To my metsters about to go through whole brain radiation, moisturize, moisturize, moisturize. Don’t forget your face. Be sure to keep up on your veggies. If you lose your sense of taste, as I did, balsamic vinegar is helpful on a salad or pretty much any vegetable. It is also good on chicken.
My cancer wants to eat my brain. Therefore, cancer is a zombie that I am unable to kill it properly. I can’t even follow all the rules appropriately apart from having a kick-ass partner.
The night of May 8, Gabriel took me to the ER – side note, I have been writing a poem or song about the ER. I felt that was something I need as I spend so much time there. The scintillating scotoma has been going on for a few months. For those of you who are looking this up, my own experiences have normally involved bright objects, sometimes like lightning or lines. Last night involved large rounded shapes.
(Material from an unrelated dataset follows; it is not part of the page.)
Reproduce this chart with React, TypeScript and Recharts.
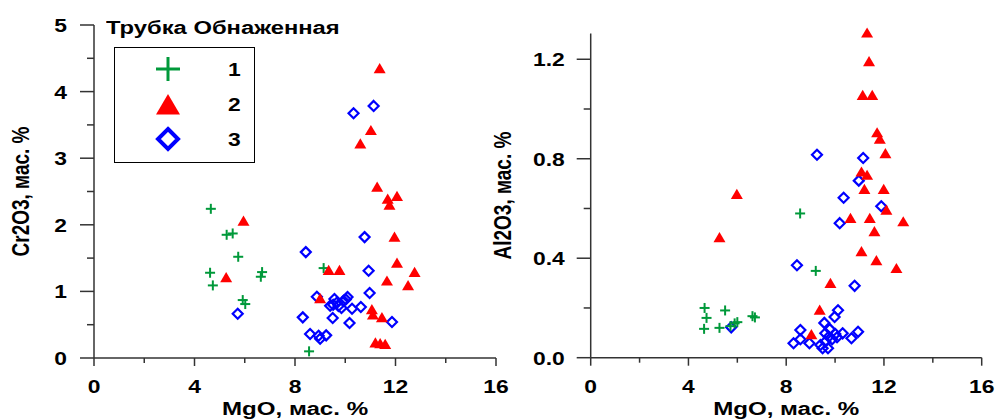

Scotoma lights can not be seen through. This makes it very difficult to read, look at all of the things my kids show me everyday, and drive. The lightning lines I can work with. The shapes were impossible. I was glad that I was at home when they really hit. I had been running an errand just before. These always lead to headaches. I was told it led to migraines, but they did not feel like migraines to me.
I have been waking up with headaches for the past few months; different from migraines or sinus types. An ache starting at the base of my neck and heading up over my skull. This has been going on since at least March, but maybe longer. It isn’t a pleasant way to start the day.
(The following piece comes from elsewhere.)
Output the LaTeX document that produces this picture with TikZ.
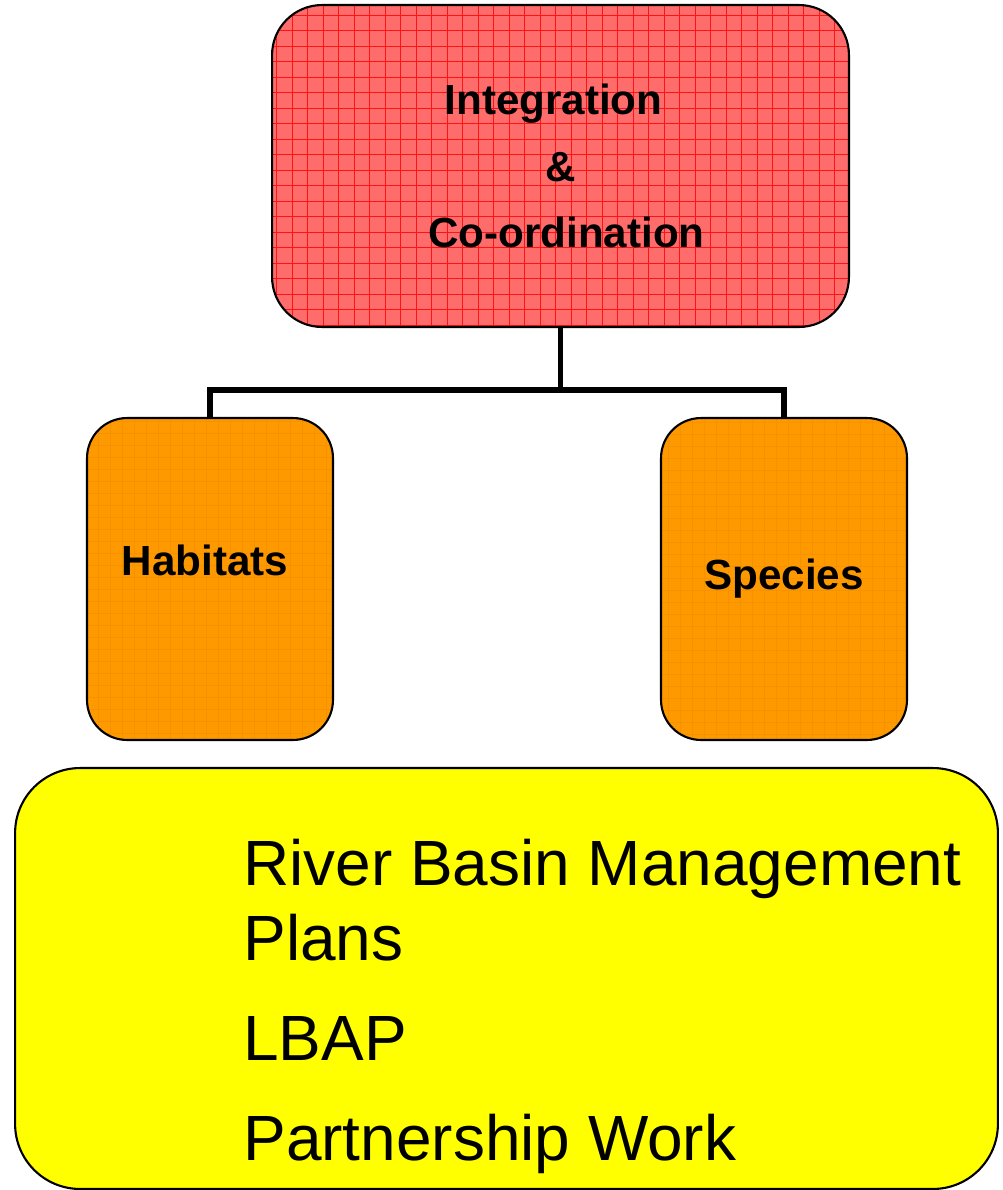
\documentclass[tikz,border=0pt]{standalone}
\usepackage{fontspec}
\setmainfont{Liberation Sans}
\usetikzlibrary{positioning}
\definecolor{boxred}{RGB}{255,108,108}
\definecolor{gridred}{RGB}{255,20,20}
\definecolor{boxorange}{RGB}{255,153,0}
\definecolor{gridorange}{RGB}{246,146,0}
\definecolor{boxyellow}{RGB}{255,255,0}

\begin{document}
\begin{tikzpicture}[
    x=0.02cm, y=-0.02cm,
    box/.style={rectangle, draw=black, line width=1.2pt, align=center, inner sep=0pt},
    topbox/.style={box, fill=boxred, rounded corners=1cm, minimum width=11.54cm, minimum height=6.44cm,
        font=\fontsize{24}{38}\selectfont\bfseries,
        path picture={\draw[gridred, line width=0.5pt, step=0.31cm] (path picture bounding box.south west) grid (path picture bounding box.north east);}},
    catbox/.style={box, fill=boxorange, rounded corners=0.8cm, minimum width=4.92cm, minimum height=6.44cm,
        font=\fontsize{24}{30}\selectfont\bfseries,
        path picture={\draw[gridorange, line width=0.3pt, step=0.24cm] (path picture bounding box.south west) grid (path picture bounding box.north east);}},
    basebox/.style={box, fill=boxyellow, rounded corners=1.3cm, minimum width=19.66cm, minimum height=8.42cm},
    itemtext/.style={align=left, inner sep=0pt, font=\fontsize{36.4}{42.8}\selectfont},
    link/.style={draw=black, line width=3.4pt},
]
\useasboundingbox (0,0) rectangle (1003,1190);

\node[topbox] (integ) at (560.5,166) {Integration\hspace*{0.28cm}\\ \&\\ \hspace{0.24cm}Co-ordination};
\node[catbox] (habitats) at (210,579) {\raisebox{0.76cm}{Habitats\hspace{0.2cm}}};
\node[catbox] (species) at (784,579) {Species};
\node[basebox] (plans) at (506.5,978.5) {};
\node[itemtext, anchor=north west] (items) at (243,839)
    {River Basin Management\\ Plans\\[14pt] LBAP\\[14pt] Partnership Work};

% tree links from the top box down to the two groups
\coordinate (branch) at (integ.south |- 0,390);
\draw[link] (integ.south) -- (branch);
\draw[link] (habitats.north) |- (branch) -| (species.north);
\end{tikzpicture}
\end{document}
I am sure that a lot of people are asking, “Why didn’t your oncologist do anything?” The answer is that he has. Dr. C is really on task and doing his best to keep me earth-side. I had first mentioned the lightening lines probably around October or November of 2019. I also talked to my radiation oncologist about it. Dr. J also suffered from scotoma and told me it was caused by stress. I did have three baby zombies making an appearance at that time.
Betweeen the three of us, we decided to allow my current chemo to do its job. And it did. Those zombies were double-tapped and gone with the next scan.
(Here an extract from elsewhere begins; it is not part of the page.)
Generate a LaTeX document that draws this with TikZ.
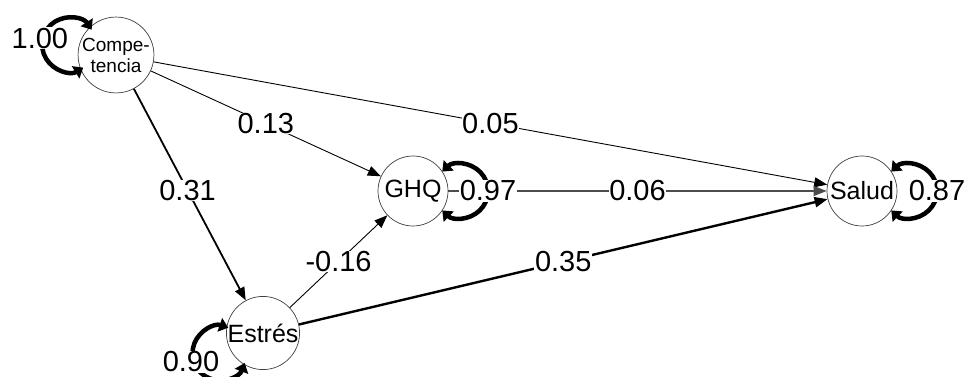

The scintillating scotoma actually did continue. It didn’t show up very often and I could fade it out by using calming techniques: deep breathing and keeping my eyes closed for a minute or two. With four kids and a rather large house, I think I am allowed some stress. These did settle it down, and quickly.
This method worked really well up until about February, when my headaches started. I probably should have discussed it with my cancer team when they were becoming more frequent and annoying. Maybe even insisting on noggin scans. Admittedly, I did not as I thought it was the anxiety about Covid-19 that was causing the lightning and the headaches. I believe Dr. C was thinking the same thing.
These are weird times.
Back to the ER visit.
Last night, I was not only seeing the bright shapes, I was not able to speak properly. My brain was not allowing me to speak the words that I wanted. What popped out was a jumble of nonsense. I heard it come out and I knew it wasn’t right. It took a lot of work for me to say what I wanted to say.
Adding in a large headache to the above symptoms had my husband on the phone with Dr. C. He had me go straight to the ER.
I had a blood draw and a CT scan. The blood looked okay to the ER doc, apart from low hemoglobin. The scan showed a large number of mets had invaded my head. The doctor recommended full brain radiation and had sent that to Dr. C and my General Practitioner.
He told me that what I had been experiencing was probably less scotoma and more seizures. The tumors were probably causing inflammation and swelling in my brain. This would explain the words and the brighter images that have been affecting me.
I will see my oncologist on Tuesday and I will most likely get an appointment to speak with Dr. J about the radiation. In the meantime, I am taking steroids more often to help with the headaches and a seizure medication to help with the lightning. I will post an update after speaking with them.